Housing Market Trends

The adoption of hydraulic fracking in North Dakota, Pennsylvania and Texas has been a game changer; these states have helped turn the U.S. into an energy power house and in turn have received the benefits of faster economic and job growth as well as higher wages. It is then unsurprising that the housing crisis was less severe in these states or had little effect at all. When people are gainfully employed, secure in their jobs, and expecting their incomes to rise, they are more likely to be interested in homeownership and able to afford it.     

The bust of the housing bubble led to widespread declines in house prices starting in 2006, concurrent with the start of the fracking boom. Nationally, this halted new home construction, causing many in the industry to lose their jobs. The major producers were not immune from the housing crisis, yet the trajectory of their markets was on average less volatile.

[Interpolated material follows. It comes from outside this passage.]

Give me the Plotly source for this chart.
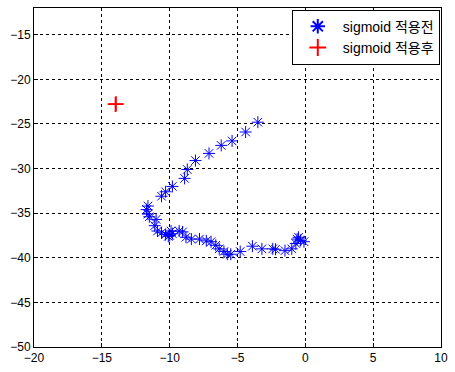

Their housing recovery has further proceeded more quickly than the rest of the country.

FIGURE 7. HOUSE PRICE INDEX (YoY% CHANGE)

Figure 7 shows year-over-year growth in house prices. On average, increases in the major energy producers were less exuberant heading into the recession, which is shaded dark gray. When house prices did begin to decline, they never changed on a year-over-year basis by more than -1.6 percent in contrast to the major energy importers, which noted drops of up to 15.6 percent during the recession. House prices also began to increase earlier in the major producer states, turning positive in July 2011 and staying that way for the past 3 years. Prices did not begin to grow nationally or for the energy importing states until August 2012.

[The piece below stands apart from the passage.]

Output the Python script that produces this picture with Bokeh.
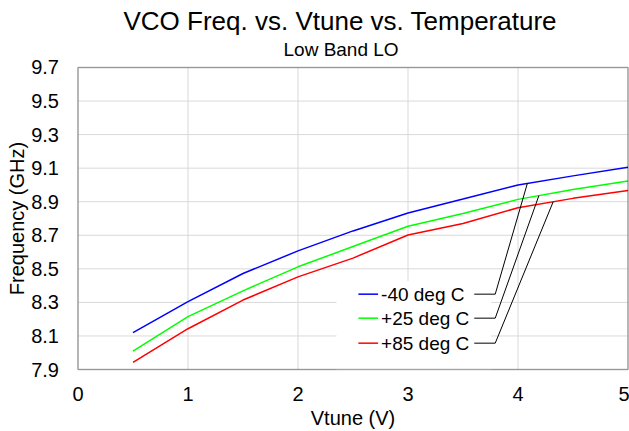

Nationally, while prices have risen since hitting bottom in 2012, construction has yet to pick up. Homebuilding has virtuous effects on the economy, employing workers and spurring the purchase of a variety of goods (e.g., lumber, appliances, furniture). Yet buoyed by growth in the energy sector, prices and construction jobs in the major producing states are higher than they were prior to the recession. Table 2 shows growth in permits, prices, and construction jobs, three important tools to gauge the status of housing markets.

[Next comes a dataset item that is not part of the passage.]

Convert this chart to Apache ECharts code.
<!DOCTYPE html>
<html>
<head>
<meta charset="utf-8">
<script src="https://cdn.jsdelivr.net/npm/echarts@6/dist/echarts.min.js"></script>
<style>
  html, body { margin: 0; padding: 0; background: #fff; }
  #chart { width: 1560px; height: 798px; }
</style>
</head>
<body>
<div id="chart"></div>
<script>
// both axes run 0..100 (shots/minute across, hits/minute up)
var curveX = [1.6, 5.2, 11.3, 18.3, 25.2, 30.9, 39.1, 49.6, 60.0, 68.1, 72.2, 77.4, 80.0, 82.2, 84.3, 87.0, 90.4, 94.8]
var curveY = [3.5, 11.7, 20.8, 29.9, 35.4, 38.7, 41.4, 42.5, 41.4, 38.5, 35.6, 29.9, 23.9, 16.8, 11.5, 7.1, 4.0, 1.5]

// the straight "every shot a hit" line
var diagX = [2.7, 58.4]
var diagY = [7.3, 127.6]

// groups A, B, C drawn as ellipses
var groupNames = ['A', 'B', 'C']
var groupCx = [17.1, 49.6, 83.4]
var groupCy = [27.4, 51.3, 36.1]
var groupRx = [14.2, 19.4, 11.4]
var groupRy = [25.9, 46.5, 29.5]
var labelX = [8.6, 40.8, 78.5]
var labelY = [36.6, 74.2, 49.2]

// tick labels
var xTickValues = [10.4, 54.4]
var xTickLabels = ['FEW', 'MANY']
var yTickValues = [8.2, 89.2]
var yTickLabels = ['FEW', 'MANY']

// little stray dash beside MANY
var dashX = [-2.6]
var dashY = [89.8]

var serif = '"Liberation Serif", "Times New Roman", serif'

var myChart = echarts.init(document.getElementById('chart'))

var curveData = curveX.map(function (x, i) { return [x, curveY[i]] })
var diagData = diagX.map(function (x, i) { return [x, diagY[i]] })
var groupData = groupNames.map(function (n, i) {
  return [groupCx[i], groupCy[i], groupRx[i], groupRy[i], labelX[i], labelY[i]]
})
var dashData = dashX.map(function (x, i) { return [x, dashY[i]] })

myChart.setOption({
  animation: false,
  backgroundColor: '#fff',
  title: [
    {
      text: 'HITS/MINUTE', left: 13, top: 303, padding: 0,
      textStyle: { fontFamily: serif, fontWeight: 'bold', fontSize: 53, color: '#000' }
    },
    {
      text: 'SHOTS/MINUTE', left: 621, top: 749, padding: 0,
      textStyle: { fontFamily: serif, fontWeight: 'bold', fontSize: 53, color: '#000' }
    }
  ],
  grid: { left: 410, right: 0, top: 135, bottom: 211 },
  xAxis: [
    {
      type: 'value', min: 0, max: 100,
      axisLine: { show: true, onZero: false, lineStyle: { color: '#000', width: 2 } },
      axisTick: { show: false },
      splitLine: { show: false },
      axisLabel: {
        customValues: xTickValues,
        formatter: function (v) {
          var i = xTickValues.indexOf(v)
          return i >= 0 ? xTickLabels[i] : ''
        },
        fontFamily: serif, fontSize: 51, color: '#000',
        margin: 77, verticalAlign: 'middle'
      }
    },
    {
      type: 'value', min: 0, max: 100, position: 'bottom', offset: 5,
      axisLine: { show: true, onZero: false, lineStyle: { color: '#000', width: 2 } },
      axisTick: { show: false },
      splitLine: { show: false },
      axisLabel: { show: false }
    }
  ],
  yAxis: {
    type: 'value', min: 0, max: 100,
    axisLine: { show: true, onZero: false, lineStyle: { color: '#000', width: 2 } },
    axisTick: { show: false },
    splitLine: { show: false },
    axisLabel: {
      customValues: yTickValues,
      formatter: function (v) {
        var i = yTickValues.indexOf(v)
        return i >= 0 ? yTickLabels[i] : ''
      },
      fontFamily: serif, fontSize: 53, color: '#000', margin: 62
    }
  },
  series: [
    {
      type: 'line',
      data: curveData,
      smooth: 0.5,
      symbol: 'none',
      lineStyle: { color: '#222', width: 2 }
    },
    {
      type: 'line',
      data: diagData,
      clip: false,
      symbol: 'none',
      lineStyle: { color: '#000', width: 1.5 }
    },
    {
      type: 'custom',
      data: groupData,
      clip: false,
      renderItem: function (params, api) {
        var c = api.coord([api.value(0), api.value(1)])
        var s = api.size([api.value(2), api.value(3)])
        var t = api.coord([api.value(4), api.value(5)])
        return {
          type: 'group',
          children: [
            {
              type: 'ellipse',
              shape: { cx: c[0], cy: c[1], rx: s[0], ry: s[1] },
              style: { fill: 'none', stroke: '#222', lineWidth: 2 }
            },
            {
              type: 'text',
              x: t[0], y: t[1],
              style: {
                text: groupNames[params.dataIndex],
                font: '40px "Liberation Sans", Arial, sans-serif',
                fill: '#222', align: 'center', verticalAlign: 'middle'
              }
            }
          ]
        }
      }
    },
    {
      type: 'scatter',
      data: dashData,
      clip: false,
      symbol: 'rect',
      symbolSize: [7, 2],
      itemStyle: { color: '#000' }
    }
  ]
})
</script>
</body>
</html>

TABLE 2. HOUSING MARKET INDICATORS

(% CHANGE FROM PRE-RECESSION AVERAGE TO 2013)

 

MAJOR PRODUCERS

MAJOR IMPORTERS

USA

TOTAL HOUSING PERMITS

-25.4%

-55%

-47.6%

     SINGLE-FAMILY

-40.1

-65%

-56.2%

     MULTIFAMILY

24%

-30.5%

-19.8%

HOUSE PRICE INDEX

17.7%

-19.7%

-11.4%

CONSTRUCTION JOBS

0.7%

-28.9%

-3.9%

Source: U.S. Census Bureau; Freddie Mac; Bureau of Labor Statistics

 

The monthly average of prices and construction employment in 2013 among major producers exceeds their average before the recession. Single-family permits, traditional standalone homes, have been slow to recover around the country, and the same is true for the energy producers. However, multifamily permits stood 24 percent higher in 2013 than they did prior to the recession. For every major indicator, the energy producers are closer to recovery than the nation, on average. And for every major indicator, major energy importing states lag improvements in their housing markets when compared to nation as a whole.

Conclusion

The energy boom, spurred by breakthroughs in fracking and pro-growth state policies, created hundreds of thousands of jobs in a few crucial states. These jobs represent just a small fraction of employment growth and earnings, nationally, yet the trends are clear. The major producers – Pennsylvania, North Dakota, and Texas – were much better able to absorb and recover from the housing bubble and Great Recession than the major importers.

This provides us a valuable lesson. As the U.S. increases energy production and begins exporting more oil and natural gas to international partners, it insulates the economy from major international perturbations. Like the major producers, we hedge against a future economic downturn. Policies that discourage energy development – by prohibiting exports, restricting access to public lands, or making exploration and development cost prohibitive – jeopardize growth and increase the vulnerability of our domestic economy.